The B.C. government has outlined next steps to require parents to provide immunization records to public health units for students enrolled in public and private schools across the province.
“It’s a significant change. The first year will involve engaging with parents and ensure we have a full record,” Health Minister Adrian Dix said.
“We think mandatory reporting makes sense for everyone: for schools, parents and communities.”
The B.C. government announced the registration plan earlier this year following a February measles outbreak in Vancouver. An online petition has more than 57,000 signatures calling for mandatory vaccines in B.C., with medical exemptions.
Parents with missing or incomplete immunization records will be contacted directly by the local health authority. Starting in August, schools will receive immunization records and will contact parents at that point.
Public health officials will review school enrollment records in late August and into October to match them against immunization records for kindergarten-to-Grade 12 students that are already in the provincial immunization registry. For the first year of the reporting requirement will aim to help parents get their children up to date on immunizations by the end of the school year.
The vast majority of families in B.C. are already in compliance and will not have anything to do in September during the busy start of school season.
“Measles is serious and should not be happening this day and age in British Columbia. We need to take extra precautions to ensure our kids are kept safe in the school environment,” Education Minister Rob Fleming said.
“I want to send the message to the vast majority of parents, you are done.”
British Columbia Chief Medical Officer Dr. Bonnie Henry has recommended the province move towards mandatory registration.
Exemptions will exist for children who cannot receive vaccines due to medical reasons. If a parent does not want a child to receive an immunization because of philosophical reasons, Dix says they “would have to go through a process to state that.”
Recently, British Columbia has seen a substantial uptick in the number of people who have been vaccinated because of a concerted effort from the provincial government as part of an immunization catch up campaign.
Health authorities across British Columbia administered 15,796 doses of measles-containing vaccines to kindergarten to Grade 12 students from April 1 to May 30.
WATCH (Aired March 20, 2019): B.C. government to offer measles’ vaccines at schools
Based on the new wave of immunizations, 87.6 per cent of school-aged children have received the full two doses of the immunization.
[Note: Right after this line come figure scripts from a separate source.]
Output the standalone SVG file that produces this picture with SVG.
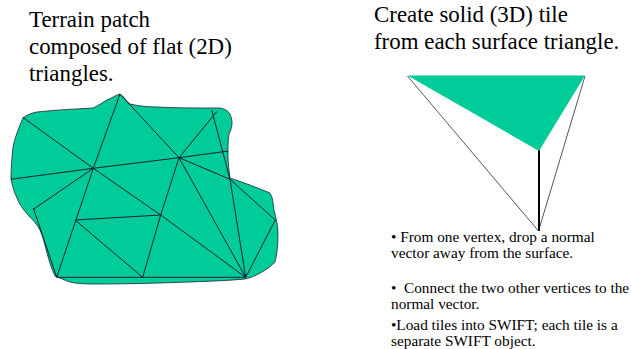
<svg xmlns="http://www.w3.org/2000/svg" width="631" height="349" viewBox="0 0 631 349">
<style>
text{font-family:"Liberation Serif","Times New Roman",serif;fill:#000}
.h{font-size:22.9px}
.s{font-size:15.3px}
.m{fill:none;stroke:#123;stroke-width:1}
</style>
<rect width="631" height="349" fill="#fff"/>
<g id="terrain-patch">
<path d="M120 94C124 96 126 102 130 104C138 106 148 107 157 107C175 108 200 108 220 108C226 109 230 112 231 117C233 122 232 128 229 134C227 148 228 165 230 178C245 183 258 188 270 193C273 198 273 203 274 210C276 218 278 226 278 233C278 245 277 255 275 262C270 267 266 270 260 273C255 276 250 278 245 279C225 281 208 281 190 282C160 283 130 284 100 284C88 284 78 284 70 282C64 280 60 278 55 276C51 268 49 260 47 253C45 245 43 237 40 230C37 224 32 219 28 215C23 209 19 204 17 198C14 192 12 185 11 178C11 167 12 157 13 147C15 137 19 127 23 118C27 115 31 113 37 112C55 110 75 109 93 108C98 106 103 102 107 100C112 98 116 95 120 94Z" fill="#00cc99" stroke="#223" stroke-width="0.8"/>
</g>
<g id="connectors">
<path class="m" d="M22.700 117.300L93.300 168.300L160.700 215L245.700 277.300M120 94L93.300 168.300L56.700 277.300M10.700 179.300L93.300 168.300L179 157.700L228.300 151M33.300 209.300L93.300 168.300M120 94L179 157.700M216.700 111.700L179 157.700M211.700 110L230 179.300M179 157.700L230 179.300L275.300 220L245.700 277.300M230 179.300L245.700 277.300M179 157.700L245.700 277.300M179 157.700L160.700 215L142.700 277.300M75 220L160.700 215M75 220L142.700 277.300M56.700 277.300L245.700 277.300M33.300 208L56.700 277.300"/>
<path d="M407.500 76L538.500 231" fill="none" stroke="#555" stroke-width="1"/>
<path d="M585 76L538.500 231" fill="none" stroke="#555" stroke-width="1"/>
<path d="M539 150L539 231" fill="none" stroke="#000" stroke-width="2"/>
</g>
<g id="surface-triangle">
<polygon points="407.500,75.500 585,75.500 539,151" fill="#00cc99"/>
</g>
<g id="titles">
<text class="h" x="29" y="27">Terrain patch</text>
<text class="h" x="29" y="54">composed of flat (2D)</text>
<text class="h" x="29" y="81">triangles.</text>
<text class="h" x="374" y="22">Create solid (3D) tile</text>
<text class="h" x="374" y="49">from each surface triangle.</text>
</g>
<g id="notes">
<text class="s" x="391" y="242">• From one vertex, drop a normal</text>
<text class="s" x="391" y="258">vector away from the surface.</text>
<text class="s" x="391" y="292.500">•&#160;&#160;Connect the two other vertices to the</text>
<text class="s" x="391" y="308.500">normal vector.</text>
<text class="s" x="391" y="330">•Load tiles into SWIFT; each tile is a</text>
<text class="s" x="391" y="346">separate SWIFT object.</text>
</g>
</svg>
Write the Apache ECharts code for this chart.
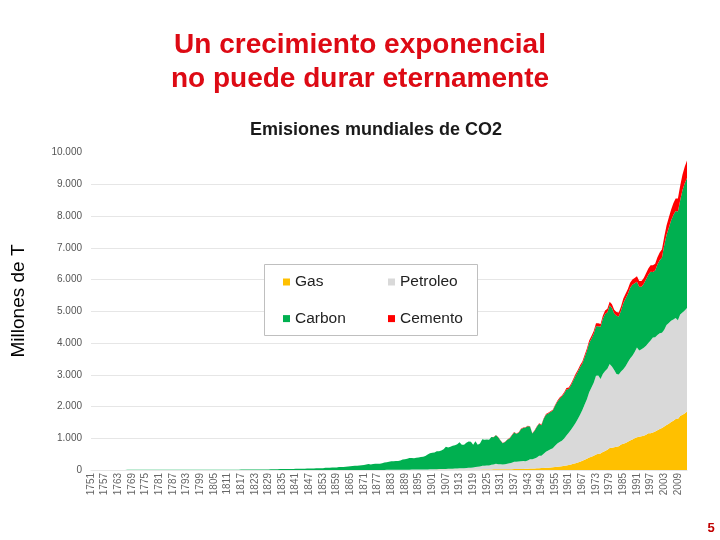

Nearly 95 per cent of K-to-12 students have at least one of two doses.
The province is targeting a province-wide immunization rate of 95 per cent. The catch-up campaign kicked off in April with the goal to immunize children, who have not previously been immunized against measles and those who may not have received both recommended doses.
WATCH (February 13, 2019): Current measles outbreak prompts advice to check your immunization status
Health authorities worked with the provincial government to review records for students before putting mandatory registration in place. Since the launch of the program, 566,106 students from kindergarten to Grade 12 have had their immunization records reviewed. Parents and guardians of students who have missing or incomplete records have been notified.
There are no jurisdictions in Canada that require vaccinations for students. Dix says the previous government considered registration for students and decided not to go forward.